■ What is asked
Output the material beneath this task exactly, images excluded.

■ Data section
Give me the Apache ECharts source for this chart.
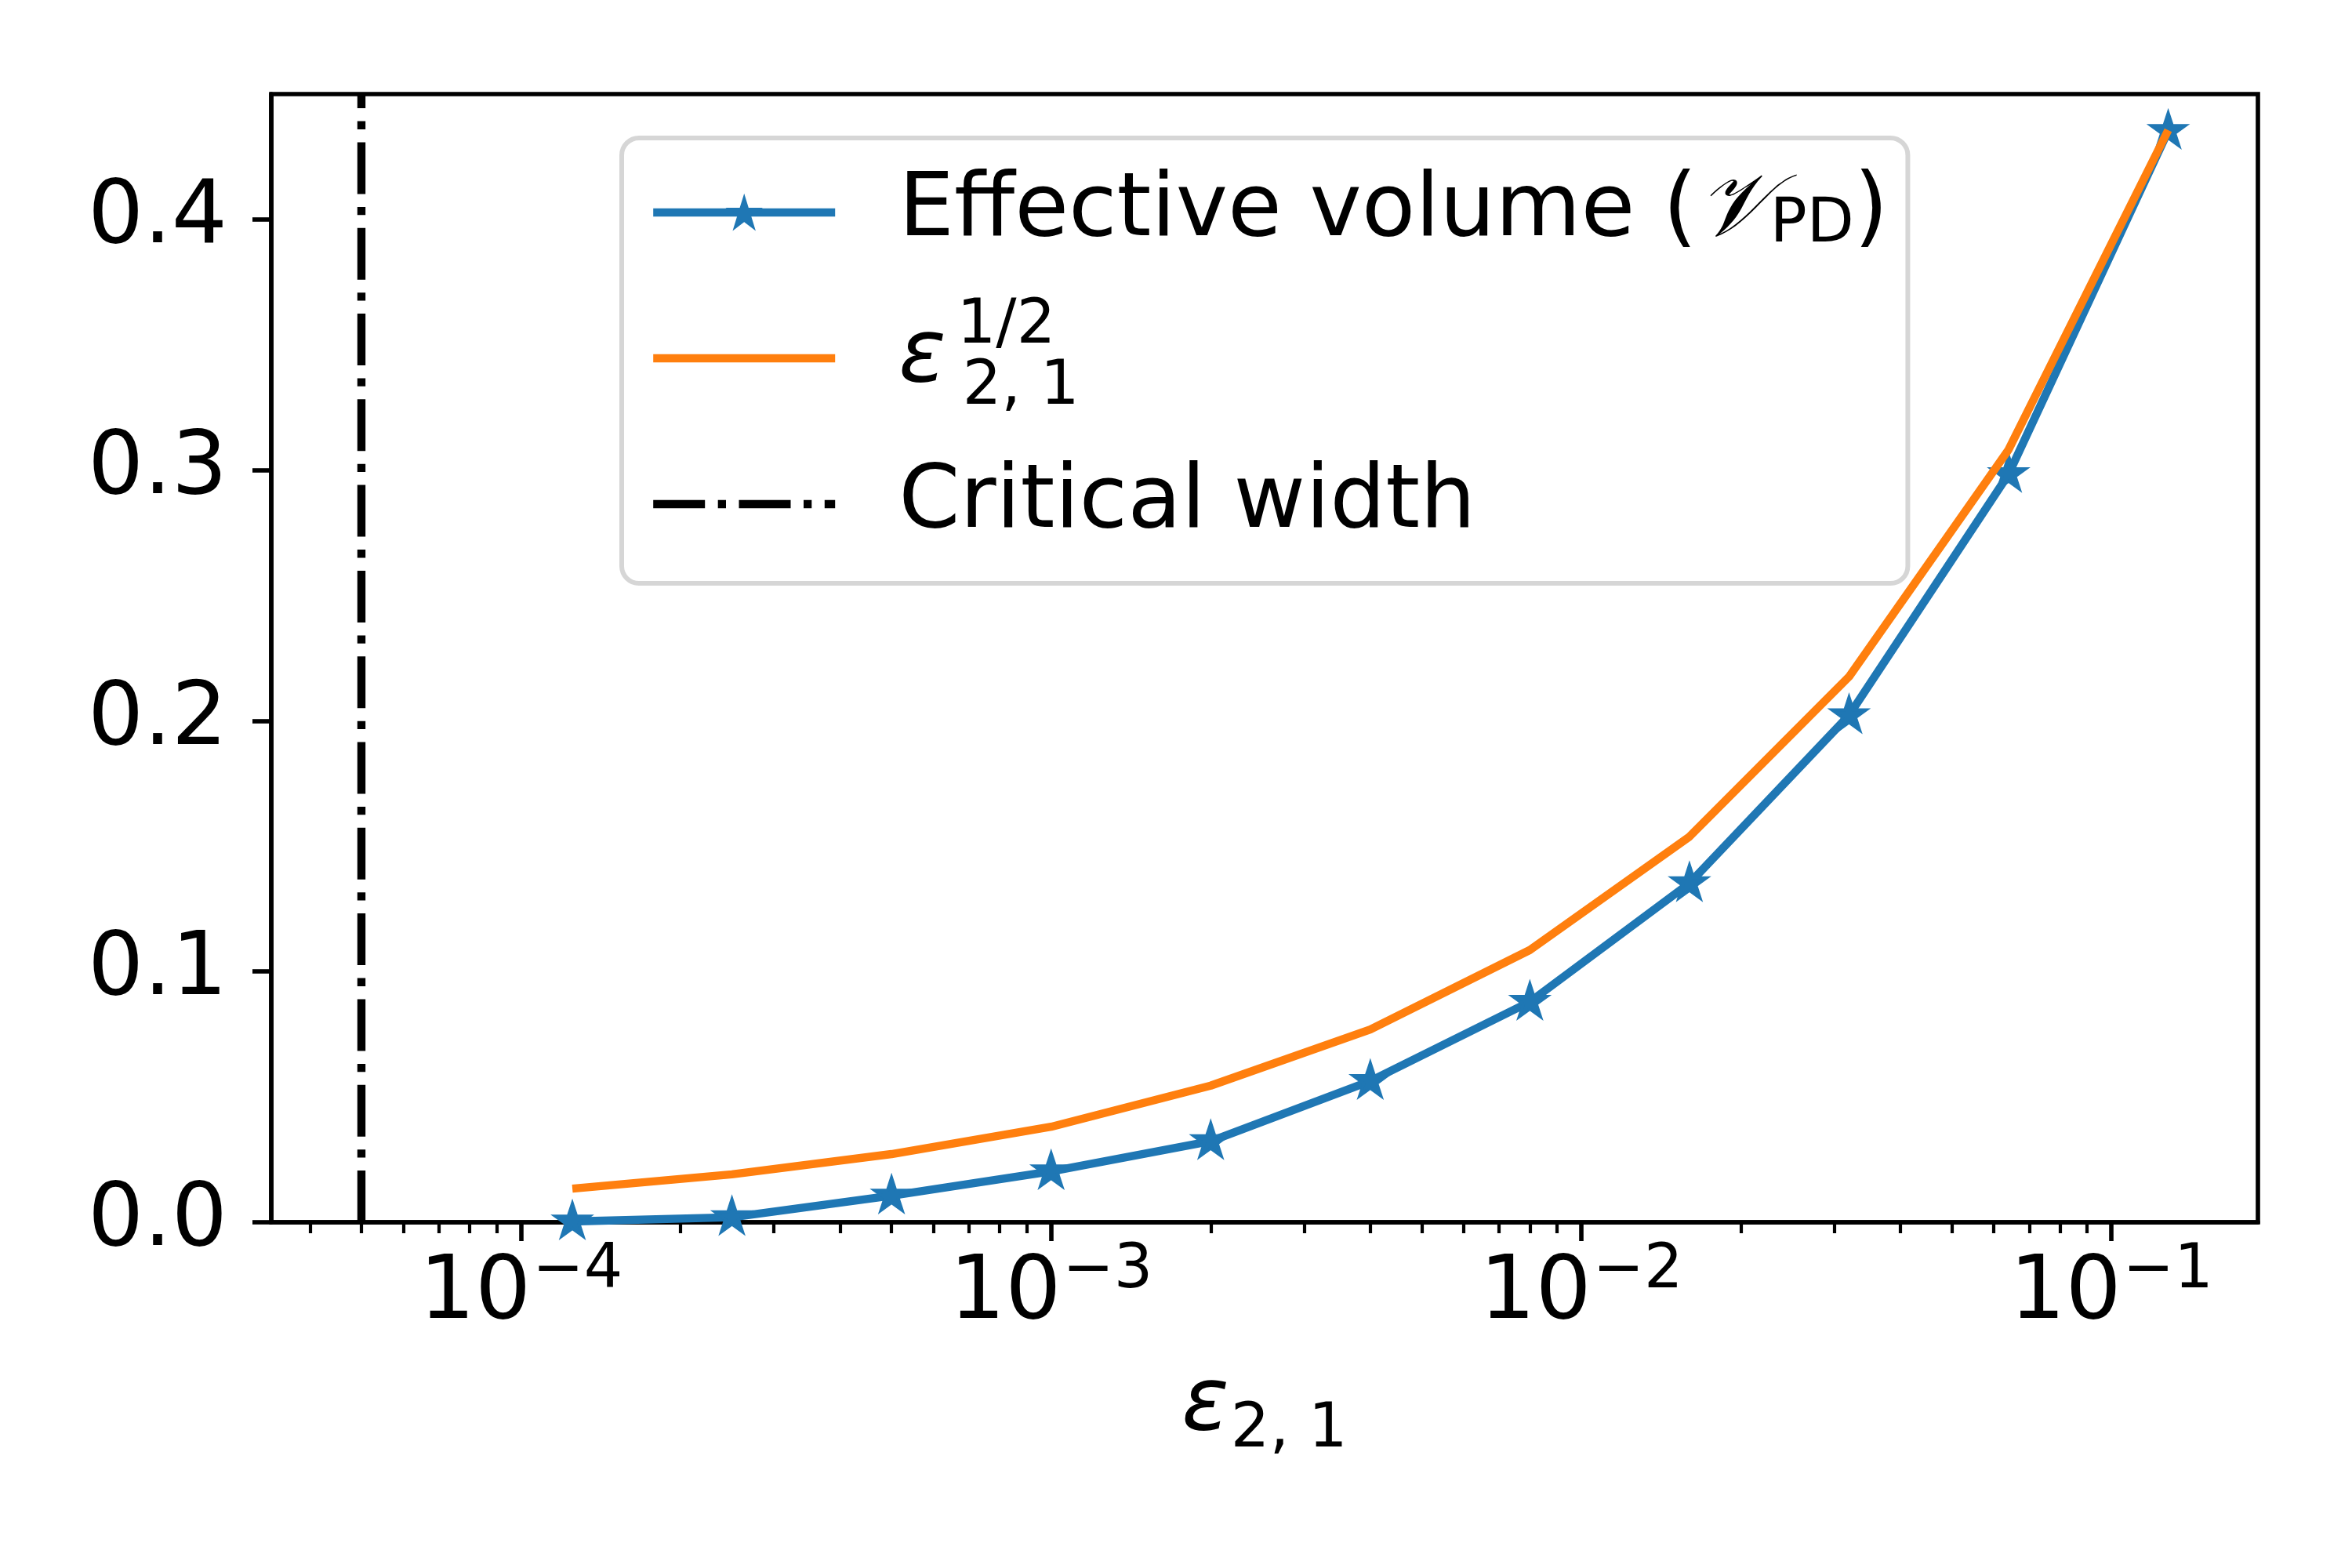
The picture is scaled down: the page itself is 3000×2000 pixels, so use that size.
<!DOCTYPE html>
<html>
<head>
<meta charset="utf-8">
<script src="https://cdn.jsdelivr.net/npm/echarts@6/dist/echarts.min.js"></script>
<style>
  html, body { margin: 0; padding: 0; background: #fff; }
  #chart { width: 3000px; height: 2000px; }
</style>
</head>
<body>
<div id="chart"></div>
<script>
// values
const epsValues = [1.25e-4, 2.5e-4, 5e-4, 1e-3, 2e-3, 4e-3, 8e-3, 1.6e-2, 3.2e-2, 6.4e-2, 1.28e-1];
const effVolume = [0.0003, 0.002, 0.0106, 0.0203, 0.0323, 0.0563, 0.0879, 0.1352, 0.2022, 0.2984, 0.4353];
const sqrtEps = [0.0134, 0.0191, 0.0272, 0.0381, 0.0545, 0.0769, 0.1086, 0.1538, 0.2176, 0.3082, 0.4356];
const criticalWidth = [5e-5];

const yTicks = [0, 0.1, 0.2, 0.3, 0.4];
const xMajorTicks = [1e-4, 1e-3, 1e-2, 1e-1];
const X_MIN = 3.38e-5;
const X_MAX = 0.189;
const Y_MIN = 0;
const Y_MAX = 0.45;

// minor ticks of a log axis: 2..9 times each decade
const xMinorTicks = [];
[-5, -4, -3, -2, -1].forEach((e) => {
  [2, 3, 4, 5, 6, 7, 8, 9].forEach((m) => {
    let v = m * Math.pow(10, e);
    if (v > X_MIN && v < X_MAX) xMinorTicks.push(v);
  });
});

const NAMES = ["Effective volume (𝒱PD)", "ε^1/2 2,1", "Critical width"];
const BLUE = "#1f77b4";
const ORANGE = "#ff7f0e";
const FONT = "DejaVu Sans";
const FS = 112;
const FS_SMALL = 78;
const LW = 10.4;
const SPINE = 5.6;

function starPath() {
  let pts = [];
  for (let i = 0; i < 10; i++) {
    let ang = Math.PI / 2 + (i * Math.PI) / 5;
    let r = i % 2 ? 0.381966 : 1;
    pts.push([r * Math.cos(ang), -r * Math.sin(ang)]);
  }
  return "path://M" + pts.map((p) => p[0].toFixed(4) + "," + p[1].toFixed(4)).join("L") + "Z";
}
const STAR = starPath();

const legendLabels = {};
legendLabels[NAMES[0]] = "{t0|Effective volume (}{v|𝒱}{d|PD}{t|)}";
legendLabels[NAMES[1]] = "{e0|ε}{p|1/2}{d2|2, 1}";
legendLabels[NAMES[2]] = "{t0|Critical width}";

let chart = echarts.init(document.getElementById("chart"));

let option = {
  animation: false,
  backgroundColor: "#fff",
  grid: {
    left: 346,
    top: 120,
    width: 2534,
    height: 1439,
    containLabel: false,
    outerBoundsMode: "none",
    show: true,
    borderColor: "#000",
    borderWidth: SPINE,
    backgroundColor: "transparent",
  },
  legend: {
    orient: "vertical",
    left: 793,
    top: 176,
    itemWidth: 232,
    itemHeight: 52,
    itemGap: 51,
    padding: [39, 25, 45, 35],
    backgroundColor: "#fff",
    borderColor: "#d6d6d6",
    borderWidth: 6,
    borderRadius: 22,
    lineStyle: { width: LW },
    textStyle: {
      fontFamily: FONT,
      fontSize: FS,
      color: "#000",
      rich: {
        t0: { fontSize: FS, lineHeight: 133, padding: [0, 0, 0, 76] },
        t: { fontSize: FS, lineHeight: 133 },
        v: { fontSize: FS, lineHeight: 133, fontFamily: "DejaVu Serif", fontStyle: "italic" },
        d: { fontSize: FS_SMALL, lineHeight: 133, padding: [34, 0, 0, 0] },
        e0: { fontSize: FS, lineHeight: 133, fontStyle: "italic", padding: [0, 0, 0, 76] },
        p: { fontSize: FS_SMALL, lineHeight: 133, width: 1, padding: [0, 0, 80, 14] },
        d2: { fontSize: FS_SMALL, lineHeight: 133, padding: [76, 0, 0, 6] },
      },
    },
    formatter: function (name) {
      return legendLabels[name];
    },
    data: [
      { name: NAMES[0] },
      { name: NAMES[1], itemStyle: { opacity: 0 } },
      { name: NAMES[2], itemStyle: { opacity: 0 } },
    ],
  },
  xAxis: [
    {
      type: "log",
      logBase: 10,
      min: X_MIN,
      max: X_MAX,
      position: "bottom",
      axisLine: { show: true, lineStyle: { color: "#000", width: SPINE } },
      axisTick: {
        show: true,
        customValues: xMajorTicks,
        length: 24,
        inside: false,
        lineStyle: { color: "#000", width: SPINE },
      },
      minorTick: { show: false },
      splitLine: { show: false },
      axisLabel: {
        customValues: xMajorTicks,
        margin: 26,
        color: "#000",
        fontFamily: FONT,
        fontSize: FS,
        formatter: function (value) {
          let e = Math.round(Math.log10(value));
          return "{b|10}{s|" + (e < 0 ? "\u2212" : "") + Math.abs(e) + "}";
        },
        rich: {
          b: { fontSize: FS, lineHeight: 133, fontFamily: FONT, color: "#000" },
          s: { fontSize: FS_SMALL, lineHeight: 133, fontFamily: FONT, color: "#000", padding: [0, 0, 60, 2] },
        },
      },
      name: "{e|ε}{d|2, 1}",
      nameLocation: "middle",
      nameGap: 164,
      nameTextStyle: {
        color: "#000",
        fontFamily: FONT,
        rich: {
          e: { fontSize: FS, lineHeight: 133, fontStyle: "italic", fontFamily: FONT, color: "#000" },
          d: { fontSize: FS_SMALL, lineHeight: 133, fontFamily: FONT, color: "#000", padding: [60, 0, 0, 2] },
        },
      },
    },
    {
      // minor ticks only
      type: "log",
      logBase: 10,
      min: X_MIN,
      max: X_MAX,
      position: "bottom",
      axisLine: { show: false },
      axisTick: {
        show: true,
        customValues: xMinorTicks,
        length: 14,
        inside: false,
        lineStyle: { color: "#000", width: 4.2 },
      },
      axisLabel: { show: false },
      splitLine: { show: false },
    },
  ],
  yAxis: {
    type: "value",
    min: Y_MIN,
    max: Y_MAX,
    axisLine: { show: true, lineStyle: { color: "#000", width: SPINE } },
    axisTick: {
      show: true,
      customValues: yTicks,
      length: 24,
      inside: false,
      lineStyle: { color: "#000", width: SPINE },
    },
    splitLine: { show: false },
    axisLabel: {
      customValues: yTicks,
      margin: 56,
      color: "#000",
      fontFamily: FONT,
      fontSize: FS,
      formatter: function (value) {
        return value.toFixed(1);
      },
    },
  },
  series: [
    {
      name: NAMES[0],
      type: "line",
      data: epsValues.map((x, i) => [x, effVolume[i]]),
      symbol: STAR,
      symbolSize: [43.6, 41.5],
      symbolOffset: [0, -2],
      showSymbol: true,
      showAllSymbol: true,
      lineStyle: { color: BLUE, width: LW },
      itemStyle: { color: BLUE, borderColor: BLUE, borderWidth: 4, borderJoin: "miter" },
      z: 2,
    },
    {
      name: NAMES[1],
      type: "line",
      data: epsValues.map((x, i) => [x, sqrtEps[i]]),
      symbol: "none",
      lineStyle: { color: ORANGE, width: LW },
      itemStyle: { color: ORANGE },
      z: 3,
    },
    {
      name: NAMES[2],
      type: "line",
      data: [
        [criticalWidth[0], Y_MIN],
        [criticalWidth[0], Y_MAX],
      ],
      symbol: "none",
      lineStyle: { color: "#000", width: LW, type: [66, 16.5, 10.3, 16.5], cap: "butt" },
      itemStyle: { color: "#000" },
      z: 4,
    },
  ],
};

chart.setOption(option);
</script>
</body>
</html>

■ Exercise output
Give me the Apache ECharts source for this chart.
The picture is scaled down: the page itself is 3000×2000 pixels, so use that size.
<!DOCTYPE html>
<html>
<head>
<meta charset="utf-8">
<script src="https://cdn.jsdelivr.net/npm/echarts@6/dist/echarts.min.js"></script>
<style>
  html, body { margin: 0; padding: 0; background: #fff; }
  #chart { width: 3000px; height: 2000px; }
</style>
</head>
<body>
<div id="chart"></div>
<script>
// values
const epsValues = [1.25e-4, 2.5e-4, 5e-4, 1e-3, 2e-3, 4e-3, 8e-3, 1.6e-2, 3.2e-2, 6.4e-2, 1.28e-1];
const effVolume = [0.0003, 0.002, 0.0106, 0.0203, 0.0323, 0.0563, 0.0879, 0.1352, 0.2022, 0.2984, 0.4353];
const sqrtEps = [0.0134, 0.0191, 0.0272, 0.0381, 0.0545, 0.0769, 0.1086, 0.1538, 0.2176, 0.3082, 0.4356];
const criticalWidth = [5e-5];

const yTicks = [0, 0.1, 0.2, 0.3, 0.4];
const xMajorTicks = [1e-4, 1e-3, 1e-2, 1e-1];
const X_MIN = 3.38e-5;
const X_MAX = 0.189;
const Y_MIN = 0;
const Y_MAX = 0.45;

// minor ticks of a log axis: 2..9 times each decade
const xMinorTicks = [];
[-5, -4, -3, -2, -1].forEach((e) => {
  [2, 3, 4, 5, 6, 7, 8, 9].forEach((m) => {
    let v = m * Math.pow(10, e);
    if (v > X_MIN && v < X_MAX) xMinorTicks.push(v);
  });
});

const NAMES = ["Effective volume (𝒱PD)", "ε^1/2 2,1", "Critical width"];
const BLUE = "#1f77b4";
const ORANGE = "#ff7f0e";
const FONT = "DejaVu Sans";
const FS = 112;
const FS_SMALL = 78;
const LW = 10.4;
const SPINE = 5.6;

function starPath() {
  let pts = [];
  for (let i = 0; i < 10; i++) {
    let ang = Math.PI / 2 + (i * Math.PI) / 5;
    let r = i % 2 ? 0.381966 : 1;
    pts.push([r * Math.cos(ang), -r * Math.sin(ang)]);
  }
  return "path://M" + pts.map((p) => p[0].toFixed(4) + "," + p[1].toFixed(4)).join("L") + "Z";
}
const STAR = starPath();

const legendLabels = {};
legendLabels[NAMES[0]] = "{t0|Effective volume (}{v|𝒱}{d|PD}{t|)}";
legendLabels[NAMES[1]] = "{e0|ε}{p|1/2}{d2|2, 1}";
legendLabels[NAMES[2]] = "{t0|Critical width}";

let chart = echarts.init(document.getElementById("chart"));

let option = {
  animation: false,
  backgroundColor: "#fff",
  grid: {
    left: 346,
    top: 120,
    width: 2534,
    height: 1439,
    containLabel: false,
    outerBoundsMode: "none",
    show: true,
    borderColor: "#000",
    borderWidth: SPINE,
    backgroundColor: "transparent",
  },
  legend: {
    orient: "vertical",
    left: 793,
    top: 176,
    itemWidth: 232,
    itemHeight: 52,
    itemGap: 51,
    padding: [39, 25, 45, 35],
    backgroundColor: "#fff",
    borderColor: "#d6d6d6",
    borderWidth: 6,
    borderRadius: 22,
    lineStyle: { width: LW },
    textStyle: {
      fontFamily: FONT,
      fontSize: FS,
      color: "#000",
      rich: {
        t0: { fontSize: FS, lineHeight: 133, padding: [0, 0, 0, 76] },
        t: { fontSize: FS, lineHeight: 133 },
        v: { fontSize: FS, lineHeight: 133, fontFamily: "DejaVu Serif", fontStyle: "italic" },
        d: { fontSize: FS_SMALL, lineHeight: 133, padding: [34, 0, 0, 0] },
        e0: { fontSize: FS, lineHeight: 133, fontStyle: "italic", padding: [0, 0, 0, 76] },
        p: { fontSize: FS_SMALL, lineHeight: 133, width: 1, padding: [0, 0, 80, 14] },
        d2: { fontSize: FS_SMALL, lineHeight: 133, padding: [76, 0, 0, 6] },
      },
    },
    formatter: function (name) {
      return legendLabels[name];
    },
    data: [
      { name: NAMES[0] },
      { name: NAMES[1], itemStyle: { opacity: 0 } },
      { name: NAMES[2], itemStyle: { opacity: 0 } },
    ],
  },
  xAxis: [
    {
      type: "log",
      logBase: 10,
      min: X_MIN,
      max: X_MAX,
      position: "bottom",
      axisLine: { show: true, lineStyle: { color: "#000", width: SPINE } },
      axisTick: {
        show: true,
        customValues: xMajorTicks,
        length: 24,
        inside: false,
        lineStyle: { color: "#000", width: SPINE },
      },
      minorTick: { show: false },
      splitLine: { show: false },
      axisLabel: {
        customValues: xMajorTicks,
        margin: 26,
        color: "#000",
        fontFamily: FONT,
        fontSize: FS,
        formatter: function (value) {
          let e = Math.round(Math.log10(value));
          return "{b|10}{s|" + (e < 0 ? "\u2212" : "") + Math.abs(e) + "}";
        },
        rich: {
          b: { fontSize: FS, lineHeight: 133, fontFamily: FONT, color: "#000" },
          s: { fontSize: FS_SMALL, lineHeight: 133, fontFamily: FONT, color: "#000", padding: [0, 0, 60, 2] },
        },
      },
      name: "{e|ε}{d|2, 1}",
      nameLocation: "middle",
      nameGap: 164,
      nameTextStyle: {
        color: "#000",
        fontFamily: FONT,
        rich: {
          e: { fontSize: FS, lineHeight: 133, fontStyle: "italic", fontFamily: FONT, color: "#000" },
          d: { fontSize: FS_SMALL, lineHeight: 133, fontFamily: FONT, color: "#000", padding: [60, 0, 0, 2] },
        },
      },
    },
    {
      // minor ticks only
      type: "log",
      logBase: 10,
      min: X_MIN,
      max: X_MAX,
      position: "bottom",
      axisLine: { show: false },
      axisTick: {
        show: true,
        customValues: xMinorTicks,
        length: 14,
        inside: false,
        lineStyle: { color: "#000", width: 4.2 },
      },
      axisLabel: { show: false },
      splitLine: { show: false },
    },
  ],
  yAxis: {
    type: "value",
    min: Y_MIN,
    max: Y_MAX,
    axisLine: { show: true, lineStyle: { color: "#000", width: SPINE } },
    axisTick: {
      show: true,
      customValues: yTicks,
      length: 24,
      inside: false,
      lineStyle: { color: "#000", width: SPINE },
    },
    splitLine: { show: false },
    axisLabel: {
      customValues: yTicks,
      margin: 56,
      color: "#000",
      fontFamily: FONT,
      fontSize: FS,
      formatter: function (value) {
        return value.toFixed(1);
      },
    },
  },
  series: [
    {
      name: NAMES[0],
      type: "line",
      data: epsValues.map((x, i) => [x, effVolume[i]]),
      symbol: STAR,
      symbolSize: [43.6, 41.5],
      symbolOffset: [0, -2],
      showSymbol: true,
      showAllSymbol: true,
      lineStyle: { color: BLUE, width: LW },
      itemStyle: { color: BLUE, borderColor: BLUE, borderWidth: 4, borderJoin: "miter" },
      z: 2,
    },
    {
      name: NAMES[1],
      type: "line",
      data: epsValues.map((x, i) => [x, sqrtEps[i]]),
      symbol: "none",
      lineStyle: { color: ORANGE, width: LW },
      itemStyle: { color: ORANGE },
      z: 3,
    },
    {
      name: NAMES[2],
      type: "line",
      data: [
        [criticalWidth[0], Y_MIN],
        [criticalWidth[0], Y_MAX],
      ],
      symbol: "none",
      lineStyle: { color: "#000", width: LW, type: [66, 16.5, 10.3, 16.5], cap: "butt" },
      itemStyle: { color: "#000" },
      z: 4,
    },
  ],
};

chart.setOption(option);
</script>
</body>
</html>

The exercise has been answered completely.